Soap operas deal with contemporary issues and offer regional identity to viewers, for example, those living in the East End of London may have a close affinity with Albert Square where Eastenders is set. Some soaps have proven to be popular in the classroom, for example, Eastenders. Julia Smith and Tony Holland found that certain teachers used the soap to communicate with their students on a social level. Buckingham argued that soaps give children an insight into adult life. They find soaps like Eastenders appealing because they are presented with aspects of adulthood which they are normally protected from and children being naturally curious, will welcome this information (Geraghty, 1991: 178). The show is 'realistic' for such viewers but can be a source of amusement for those who are more familiar with its real-life circumstances. Vijya, an Asian woman in Hobson's study of working women in Birmingham, found the representation of her culture to be distorted and unrealistic. Nevertheless, she clearly enjoyed talking about what she had seen with her colleagues.

Academic research on soap opera has existed for over forty years. However, little work has been done to establish the social and demographic constitution of audiences for the various types of serial drama in America, Britain and Europe. The office of Social Research at the NBC (National Broadcasting Corporation) revealed that for most forms of prime-time programming, the audience is predominantly female. It claimed that Dallas and Dynasty have a female audience of more than 50% and showed that a considerably higher number of the female population watch the daytime serials. It is difficult to accurately gauge the sum of male soap viewers as most are reluctant to admit watching them. However, on Broadcast Audience Research Bureau Study (from November 1985) showed that 69% of a sample of male viewers of Eastenders deliberately chose to watch it. Only 15% were watching on the basis of someone else's choice and just 7% because they claimed there was nothing else worth watching (Broadcast Audience Research Bureau Audience Reaction Service, "Report on Eastenders", November 26th, 1985, Booklet Part B: 4 In Seiter et al.: 52-53). This affirms that the appeal of the soap opera genre, which is fundamentally dominated by females, does extend to the male audience. They too can sit down and soak in this popular culture enjoying its multifaceted plots and conventions.

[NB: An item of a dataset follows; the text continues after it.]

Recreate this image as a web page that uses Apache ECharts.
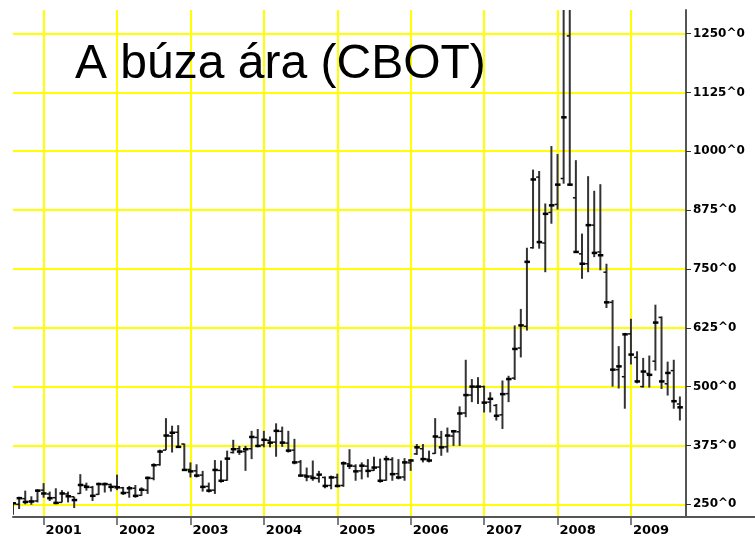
<!DOCTYPE html>
<html>
<head>
<meta charset="utf-8">
<script src="https://cdn.jsdelivr.net/npm/echarts@6/dist/echarts.min.js"></script>
<style>html,body{margin:0;padding:0;background:#fff}#c{width:755px;height:539px}</style>
</head>
<body>
<div id="c"></div>
<script>
const titleText = 'A búza ára (CBOT)';
const months = [
 '2000-08','2000-09','2000-10','2000-11','2000-12',
 '2001-01','2001-02','2001-03','2001-04','2001-05','2001-06','2001-07','2001-08','2001-09','2001-10','2001-11','2001-12',
 '2002-01','2002-02','2002-03','2002-04','2002-05','2002-06','2002-07','2002-08','2002-09','2002-10','2002-11','2002-12',
 '2003-01','2003-02','2003-03','2003-04','2003-05','2003-06','2003-07','2003-08','2003-09','2003-10','2003-11','2003-12',
 '2004-01','2004-02','2004-03','2004-04','2004-05','2004-06','2004-07','2004-08','2004-09','2004-10','2004-11','2004-12',
 '2005-01','2005-02','2005-03','2005-04','2005-05','2005-06','2005-07','2005-08','2005-09','2005-10','2005-11','2005-12',
 '2006-01','2006-02','2006-03','2006-04','2006-05','2006-06','2006-07','2006-08','2006-09','2006-10','2006-11','2006-12',
 '2007-01','2007-02','2007-03','2007-04','2007-05','2007-06','2007-07','2007-08','2007-09','2007-10','2007-11','2007-12',
 '2008-01','2008-02','2008-03','2008-04','2008-05','2008-06','2008-07','2008-08','2008-09','2008-10','2008-11','2008-12',
 '2009-01','2009-02','2009-03','2009-04','2009-05','2009-06','2009-07','2009-08','2009-09','2009-10'
];
const opens = [
 240,250,262,256,257,
 280,272,264,254,272,266,273,290,286,271,292,292,
 288,285,275,284,269,280,305,334,365,395,403,378,
 324,321,312,288,280,322,301,360,368,362,368,392,
 376,386,382,405,380,365,340,312,310,305,307,290,
 307,290,336,331,321,331,322,329,301,345,315,308,
 338,357,368,346,358,392,372,395,404,444,482,499,
 500,467,460,440,485,518,582,628,795,945,805,870,
 887,942,1245,901,782,761,843,786,743,679,536,521,
 612,562,500,528,554,647,506,534,463
];
const highs = [
 255,266,279,267,282,
 295,277,284,280,277,266,314,296,289,296,296,294,
 313,287,289,291,286,309,337,366,433,417,418,379,
 339,335,321,296,344,343,364,387,374,374,406,410,
 406,394,422,415,406,389,344,328,343,321,309,311,
 315,341,367,335,339,346,351,347,353,350,346,348,
 346,378,378,364,433,406,413,408,458,557,516,520,
 502,488,463,513,523,630,665,795,961,958,889,1011,
 994,1345,1335,981,825,947,916,930,761,684,586,614,
 644,575,561,566,674,649,553,557,479
];
const lows = [
 228,240,250,249,254,
 264,257,250,254,254,242,272,279,257,270,275,277,
 280,270,264,264,268,272,301,332,365,360,371,321,
 307,307,277,275,272,296,300,358,355,321,346,371,
 371,371,351,372,360,335,309,299,300,296,284,282,
 286,287,325,300,303,307,321,296,300,300,303,300,
 321,355,339,339,357,353,360,374,374,435,467,463,
 445,445,428,410,467,514,562,619,793,793,743,846,
 876,931,927,786,729,743,775,747,667,500,496,453,
 547,507,498,498,534,495,481,453,428
];
const closes = [
 252,263,255,256,279,
 273,263,253,273,267,259,291,287,268,293,293,287,
 286,274,284,268,281,306,333,362,396,402,372,323,
 320,311,287,279,323,300,347,367,362,367,393,374,
 387,381,406,381,364,339,311,309,306,313,289,307,
 289,337,332,320,332,321,328,300,346,314,307,339,
 343,371,346,343,394,371,396,405,443,482,500,500,
 466,474,438,484,516,580,630,765,940,807,867,885,
 929,1072,929,786,761,843,784,779,679,536,543,611,
 568,511,532,525,636,511,529,469,456
];
const yTicks = [250,375,500,625,750,875,1000,1125,1250];

const ohlc = opens.map((o, i) => [i, o, highs[i], lows[i], closes[i]]);
const isYearStart = (idx, val) => String(val).endsWith('-01');

const chart = echarts.init(document.getElementById('c'), null, {renderer: 'canvas'});
chart.setOption({
  animation: false,
  backgroundColor: '#ffffff',
  title: {
    text: titleText, left: 75, top: 41, padding: 0,
    textStyle: {fontFamily: '"Liberation Sans", Arial, sans-serif', fontSize: 48, fontWeight: 'normal', color: '#000'}
  },
  grid: {left: 13, right: 69, top: 10, bottom: 22, containLabel: false},
  xAxis: {
    type: 'category', data: months, boundaryGap: false,
    axisLine: {lineStyle: {color: '#555', width: 2}},
    axisTick: {interval: isYearStart, length: 8, lineStyle: {color: '#555', width: 1.5}},
    splitLine: {show: true, interval: isYearStart, lineStyle: {color: '#ffff00', width: 2}},
    axisLabel: {
      interval: isYearStart, formatter: v => v.slice(0, 4), align: 'left', margin: 7, padding: [0, 0, 0, 2],
      fontFamily: '"DejaVu Sans", sans-serif', fontWeight: 'bold', fontSize: 13, color: '#000'
    }
  },
  yAxis: {
    type: 'value', position: 'right', min: 223, max: 1300, scale: true,
    axisLine: {show: true, lineStyle: {color: '#555', width: 2}},
    axisTick: {show: true, customValues: yTicks, length: 5, lineStyle: {color: '#333', width: 1}},
    splitLine: {show: true, lineStyle: {color: '#ffff00', width: 2}},
    axisLabel: {
      customValues: yTicks, formatter: v => v + '^0', margin: 7,
      fontFamily: '"DejaVu Sans", sans-serif', fontWeight: 'bold', fontSize: 12, color: '#000'
    }
  },
  graphic: [{
    type: 'line', z: 10, silent: true,
    shape: {x1: 686, y1: 517, x2: 755, y2: 517},
    style: {stroke: '#555', lineWidth: 2}
  }],
  series: [{
    type: 'custom', clip: true,
    data: ohlc,
    encode: {x: 0, y: [1, 2, 3, 4]},
    renderItem: function (params, api) {
      const x = api.value(0);
      const o = api.coord([x, api.value(1)]);
      const h = api.coord([x, api.value(2)]);
      const l = api.coord([x, api.value(3)]);
      const c = api.coord([x, api.value(4)]);
      return {
        type: 'group',
        children: [
          {type: 'line', shape: {x1: h[0], y1: h[1], x2: l[0], y2: l[1]}, style: {stroke: '#333', lineWidth: 2}},
          {type: 'line', shape: {x1: o[0] - 3, y1: o[1], x2: o[0], y2: o[1]}, style: {stroke: '#111', lineWidth: 1.5}},
          {type: 'line', shape: {x1: c[0] - 2.5, y1: c[1], x2: c[0] + 3, y2: c[1]}, style: {stroke: '#000', lineWidth: 2.5}}
        ]
      };
    }
  }]
});
</script>
</body>
</html>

Soap opera has at least three different discursive communities, i.e. 'critical', 'industrial', and 'viewer' making it a problematical area of study. Its 'transnational' and 'transcultural' nature mean that interpretation will differ immensely across the globe. However, it is a great source of entertainment and relaxation for the mass who tune in. Viewers can escape the 'grey' of everyday life and become immersed in a world of make believe over which they have full control. My personal experience of watching soaps and hearing family members talking about them has made me critical of the stereotypes that exist in them and how these are to a certain extent reflected in the society in which we live. Nevertheless, I find the genre very entertaining. I recently heard a young boy of about seven years talking to his mother about Eastenders, in Marks and Spencers in Liverpool. He made a very interesting comment about Peggy Mitchell one of the characters in the show, relating it to one of his personal experiences of life: "Mummy why does Peggy wear a mop on her head? Auntie Gena should show her where to buy the wigs".